HAGADORN, James W. and WHITELEY, Karen R., Department of Earth Sciences, Denver Museum of Nature & Science, 2001 Colorado Blvd, Denver, CO 80205, jwhagadorn@dmns.org
The Lykins Formation is notable because it contains a conformable Permian-Triassic boundary succession and because its redbeds yield picturesque soils all along Colorado’s Front Range, from the New Mexico to the Wyoming borders. Yet despite over a century of study, the unit is not widely known and its mass extinction signature has never been studied. The Lykins is obscure even to Coloradans, because only two peer-reviewed papers on the unit have ever been published and because the unit lacks economic value—save for limestone and gypsum which have been sporadically quarried for quicklime and alabaster. The Lykins weathers easily, leading to covered exposures in canyons and valleys, and there are few exposures or drillcores where the upper half of the unit has not been removed by Triassic-Jurassic erosion.

Despite these issues, in places the Lykins is well-exposed and stratigraphically complete. Such exposures reveal a ~330 m thick succession dominated by mudstone, bedded gypsum-anhydrite, and “crinkled” limestone-dolostone, with minor cherty, halitic, and bituminous limestone and rare conglomeratic or lensoidal sandstone. Borehole and drillcore data suggest that the Lykins was deposited along a low relief, gently inclined basin located in an arid to semi-arid area to the paleo-east-southeast of the Ancestral Rockies.

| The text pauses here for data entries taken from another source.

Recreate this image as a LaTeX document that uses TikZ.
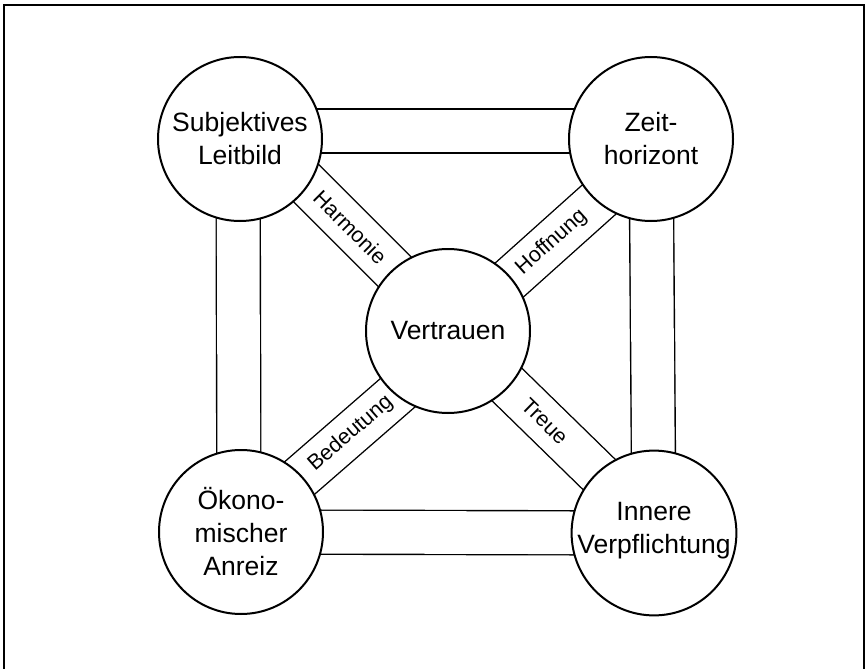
\documentclass[tikz,border=0pt]{standalone}
\usepackage{fontspec}
\setmainfont{Liberation Sans}
\usetikzlibrary{backgrounds}
\begin{document}
\begin{tikzpicture}[x=1pt, y=-1pt,
  kreis/.style={circle, draw, line width=2pt, fill=white, minimum size=164pt, inner sep=0pt, align=center, font=\fontsize{26.5}{33}\selectfont},
  balken/.style={line width=1.4pt, double=white, double distance=42.6pt},
  wort/.style={sloped, font=\fontsize{21.5}{24}\selectfont}]
\useasboundingbox (0,0) rectangle (865,669);
\draw[line width=1.2pt] (4,669)--(4,5)--(864,5)--(864,669);

\node[kreis] (leit) at (240,139) {Subjektives\\Leitbild};
\node[kreis] (zeit) at (651,139) {Zeit-\\horizont};
\node[kreis] (anreiz) at (241,532) {Ökono-\\mischer\\Anreiz};
\node[kreis] (pflicht) at (654,533) {Innere\\Verpflichtung\\[-22pt]};
\node[kreis] (vertr) at (448,331) {Vertrauen};

\begin{scope}[on background layer]
\draw[balken] ([yshift=8pt]leit.center)--([yshift=8pt]zeit.center);
\draw[balken] (anreiz.center)--(pflicht.center);
\draw[balken] ([xshift=-2pt]leit.center)--([xshift=-2pt]anreiz.center);
\draw[balken] (zeit.center)--(pflicht.center);
\draw[balken] ([shift={(0,-22)}]leit.center)--node[wort, pos=.53]{Harmonie}([shift={(0,-6)}]vertr.center);
\draw[balken] ([shift={(0,14)}]zeit.center)--node[wort, pos=.49]{Hoffnung}([shift={(0,4)}]vertr.center);
\draw[balken] ([shift={(0,-3)}]anreiz.center)--node[wort, pos=.53]{Bedeutung}([shift={(0,18)}]vertr.center);
\draw[balken] ([shift={(0,-5)}]pflicht.center)--node[wort, pos=.53]{Treue}([shift={(0,-4)}]vertr.center);
\end{scope}
\end{tikzpicture}
\end{document}
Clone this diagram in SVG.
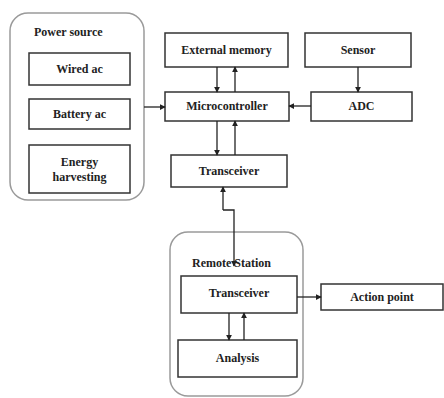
<svg xmlns="http://www.w3.org/2000/svg" width="444" height="398" viewBox="0 0 444 398">
<defs>
<marker id="ah" viewBox="0 0 8 8" refX="7" refY="4" markerWidth="6" markerHeight="6" orient="auto" markerUnits="userSpaceOnUse">
<path d="M0,0 L8,4 L0,8 z" fill="#222"/>
</marker>
<style>
.box{fill:#fff;stroke:#333;stroke-width:1.5}
.grp{fill:#fff;stroke:#9a9a9a;stroke-width:1.5}
.t{font-family:"Liberation Serif","Times New Roman",serif;font-size:12px;font-weight:bold;fill:#222;text-anchor:middle}
.tl{font-family:"Liberation Serif","Times New Roman",serif;font-size:12px;font-weight:bold;fill:#222}
.c{fill:none;stroke:#222;stroke-width:1.3;marker-end:url(#ah)}
</style>
</defs>
<rect width="444" height="398" fill="#fff"/>
<g id="power-source">
<rect class="grp" x="10" y="13" width="134" height="187" rx="18"/>
<text class="tl" x="34" y="36">Power source</text>
</g>
<g id="wired-ac">
<rect class="box" x="29" y="53" width="101" height="32"/>
<text class="t" x="79.5" y="73">Wired ac</text>
</g>
<g id="battery-ac">
<rect class="box" x="29" y="99" width="101" height="30"/>
<text class="t" x="79.5" y="118">Battery ac</text>
</g>
<g id="energy-harvesting">
<rect class="box" x="29" y="145" width="101" height="48"/>
<text class="t" x="79.5" y="166">Energy</text>
<text class="t" x="79.5" y="181">harvesting</text>
</g>
<g id="remote-station">
<rect class="grp" x="170" y="232" width="133" height="164" rx="18"/>
<text class="tl" x="192" y="267">Remote Station</text>
</g>
<g id="external-memory">
<rect class="box" x="165" y="33" width="123" height="34"/>
<text class="t" x="226.5" y="54">External memory</text>
</g>
<g id="sensor">
<rect class="box" x="305" y="33" width="106" height="34"/>
<text class="t" x="358" y="54">Sensor</text>
</g>
<g id="microcontroller">
<rect class="box" x="165" y="92" width="124" height="29"/>
<text class="t" x="227" y="110">Microcontroller</text>
</g>
<g id="adc">
<rect class="box" x="311" y="92" width="101" height="29"/>
<text class="t" x="361.5" y="110">ADC</text>
</g>
<g id="transceiver">
<rect class="box" x="171" y="155" width="116" height="32"/>
<text class="t" x="229" y="175">Transceiver</text>
</g>
<g id="remote-transceiver">
<rect class="box" x="181" y="276" width="116" height="37"/>
<text class="t" x="239" y="297">Transceiver</text>
</g>
<g id="analysis">
<rect class="box" x="178" y="340" width="119" height="37"/>
<text class="t" x="237.5" y="362">Analysis</text>
</g>
<g id="action-point">
<rect class="box" x="321" y="284" width="122" height="26"/>
<text class="t" x="382" y="301">Action point</text>
</g>
<g id="connectors">
<path class="c" d="M144,107 L165,107"/>
<path class="c" d="M217,67 L217,92"/>
<path class="c" d="M235,92 L235,67"/>
<path class="c" d="M358,67 L358,92"/>
<path class="c" d="M311,106 L289,106"/>
<path class="c" d="M217,121 L217,155"/>
<path class="c" d="M235,155 L235,121"/>
<path class="c" d="M223,210 L223,187"/>
<path class="c" d="M223,210 L234,210 L234,266"/>
<path class="c" d="M229,313 L229,340"/>
<path class="c" d="M244,340 L244,313"/>
<path class="c" d="M297,297 L321,297"/>
</g>
</svg>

Lykins limestones are stromatolitic, peloidal, and pervasively dolomitized. Often they are capped with evaporate solution breccias and exhibit evidence for early lithification and desiccation. Clastic sediments bear raindrop imprints, polygonal cracks, lamination, and oscillation and ladder ripples, suggesting settling in intermittently emergent, quiescent, or oscillatory conditions. Isopach thicknesses and stacking of evaporates and carbonates around paleotopographic highs suggests the Lykins sea had density-stratified hypersaline waters, and that precipitates formed in barred basin or sabkha settings that intertongued with floodplain and supratidal-intertidal mudflats. Fossils in the unit are rare but are internally consistent with this interpretation because they include abundant microbialites, rare microscopic mollusk coquinas, and possible fish, codiacean algae, foraminifera, and logs.